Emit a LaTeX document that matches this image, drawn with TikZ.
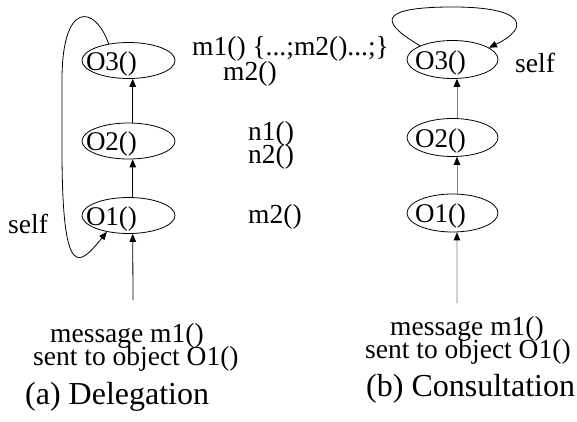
\documentclass[tikz,border=0pt]{standalone}
\usepackage{fontspec}
\setmainfont{Liberation Serif}
\usetikzlibrary{shapes.geometric,arrows.meta}
% text inside an object ellipse, shifted left of the centre
\newcommand\objlabel[2]{\makebox[0pt][l]{\kern#1\relax #2}}
\begin{document}
\begin{tikzpicture}[x=1pt,y=-1pt,
  lbl/.style={anchor=base west, inner sep=0pt, font=\fontsize{27.5}{27.5}\selectfont},
  captxt/.style={anchor=base west, inner sep=0pt, font=\fontsize{32}{32}\selectfont},
  obj/.style={ellipse, draw, line width=0.8pt, inner sep=0pt,
    text height=19pt, text depth=0pt, font=\fontsize{27}{27}\selectfont},
  objL/.style={obj, minimum width=93pt, minimum height=36pt},
  objR/.style={obj, minimum width=91pt, minimum height=38pt},
  arrowtip/.style={-{Triangle[length=8pt,width=6.5pt,color=black]}},
  conn/.style={arrowtip, line width=0.8pt},
  connR/.style={arrowtip, line width=0.9pt, draw=black!50},
  selfloop/.style={arrowtip, line width=0.8pt}
]
\useasboundingbox (0,0) rectangle (577,421);

% ---- (a) Delegation ----
\node[objL] (o3L) at (128.5,60.5) {\objlabel{-42.5pt}{O3()}};
\node[objL] (o2L) at (128.5,141) {\objlabel{-42.5pt}{O2()}};
\node[objL] (o1L) at (128.5,215.5) {\objlabel{-42.5pt}{O1()}};
\coordinate (inL) at (133,300);

\draw[conn] (inL) -- (o1L.283);
\draw[conn] (o1L.77) -- (o2L.283);
\draw[conn] (o2L.77) -- (o3L.283);
\draw[selfloop] (o3L.140) .. controls (95,5) and (62,0) .. (62,80)
  -- (62,150) .. controls (62,285) and (80,265) .. (o1L.217);

\node[lbl] (selfL) at (8,233) {self};
\node[lbl] (m1def) at (192,55) {m1() \{...;m2()...;\}};
\node[lbl] (m2a) at (223,80) {m2()};
\node[lbl] (n1) at (248,140) {n1()};
\node[lbl] (n2) at (248,163) {n2()};
\node[lbl] (m2b) at (248,223) {m2()};

\node[lbl] (msgL) at (50,342) {message m1()};
\node[lbl] (sentL) at (33,365) {sent to object O1()};
\node[captxt] (capL) at (25,404) {(a) Delegation};

% ---- (b) Consultation ----
\node[objR] (o3R) at (452.5,59.5) {\objlabel{-37.5pt}{O3()}};
\node[objR] (o2R) at (452.5,137.5) {\objlabel{-37.5pt}{O2()}};
\node[objR] (o1R) at (452.5,213) {\objlabel{-37.5pt}{O1()}};
\coordinate (inR) at (457,303);

\draw[connR] (inR) -- (o1R.283);
\draw[connR] (o1R.77) -- (o2R.283);
\draw[connR] (o2R.77) -- (o3R.283);
\draw[selfloop] (o3R.157) .. controls (385,25) and (372,8) .. (447,7)
  .. controls (528,6) and (530,28) .. (o3R.18);

\node[lbl] (selfR) at (515,72) {self};
\node[lbl] (msgR) at (390,335) {message m1()};
\node[lbl] (sentR) at (365,358) {sent to object O1()};
\node[captxt] (capR) at (366,396) {(b) Consultation};
\end{tikzpicture}
\end{document}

________________________________________

Retype the data above exactly; pictures are not part of the copy.

Exercise solution:
Emit a LaTeX document that matches this image, drawn with TikZ.
\documentclass[tikz,border=0pt]{standalone}
\usepackage{fontspec}
\setmainfont{Liberation Serif}
\usetikzlibrary{shapes.geometric,arrows.meta}
% text inside an object ellipse, shifted left of the centre
\newcommand\objlabel[2]{\makebox[0pt][l]{\kern#1\relax #2}}
\begin{document}
\begin{tikzpicture}[x=1pt,y=-1pt,
  lbl/.style={anchor=base west, inner sep=0pt, font=\fontsize{27.5}{27.5}\selectfont},
  captxt/.style={anchor=base west, inner sep=0pt, font=\fontsize{32}{32}\selectfont},
  obj/.style={ellipse, draw, line width=0.8pt, inner sep=0pt,
    text height=19pt, text depth=0pt, font=\fontsize{27}{27}\selectfont},
  objL/.style={obj, minimum width=93pt, minimum height=36pt},
  objR/.style={obj, minimum width=91pt, minimum height=38pt},
  arrowtip/.style={-{Triangle[length=8pt,width=6.5pt,color=black]}},
  conn/.style={arrowtip, line width=0.8pt},
  connR/.style={arrowtip, line width=0.9pt, draw=black!50},
  selfloop/.style={arrowtip, line width=0.8pt}
]
\useasboundingbox (0,0) rectangle (577,421);

% ---- (a) Delegation ----
\node[objL] (o3L) at (128.5,60.5) {\objlabel{-42.5pt}{O3()}};
\node[objL] (o2L) at (128.5,141) {\objlabel{-42.5pt}{O2()}};
\node[objL] (o1L) at (128.5,215.5) {\objlabel{-42.5pt}{O1()}};
\coordinate (inL) at (133,300);

\draw[conn] (inL) -- (o1L.283);
\draw[conn] (o1L.77) -- (o2L.283);
\draw[conn] (o2L.77) -- (o3L.283);
\draw[selfloop] (o3L.140) .. controls (95,5) and (62,0) .. (62,80)
  -- (62,150) .. controls (62,285) and (80,265) .. (o1L.217);

\node[lbl] (selfL) at (8,233) {self};
\node[lbl] (m1def) at (192,55) {m1() \{...;m2()...;\}};
\node[lbl] (m2a) at (223,80) {m2()};
\node[lbl] (n1) at (248,140) {n1()};
\node[lbl] (n2) at (248,163) {n2()};
\node[lbl] (m2b) at (248,223) {m2()};

\node[lbl] (msgL) at (50,342) {message m1()};
\node[lbl] (sentL) at (33,365) {sent to object O1()};
\node[captxt] (capL) at (25,404) {(a) Delegation};

% ---- (b) Consultation ----
\node[objR] (o3R) at (452.5,59.5) {\objlabel{-37.5pt}{O3()}};
\node[objR] (o2R) at (452.5,137.5) {\objlabel{-37.5pt}{O2()}};
\node[objR] (o1R) at (452.5,213) {\objlabel{-37.5pt}{O1()}};
\coordinate (inR) at (457,303);

\draw[connR] (inR) -- (o1R.283);
\draw[connR] (o1R.77) -- (o2R.283);
\draw[connR] (o2R.77) -- (o3R.283);
\draw[selfloop] (o3R.157) .. controls (385,25) and (372,8) .. (447,7)
  .. controls (528,6) and (530,28) .. (o3R.18);

\node[lbl] (selfR) at (515,72) {self};
\node[lbl] (msgR) at (390,335) {message m1()};
\node[lbl] (sentR) at (365,358) {sent to object O1()};
\node[captxt] (capR) at (366,396) {(b) Consultation};
\end{tikzpicture}
\end{document}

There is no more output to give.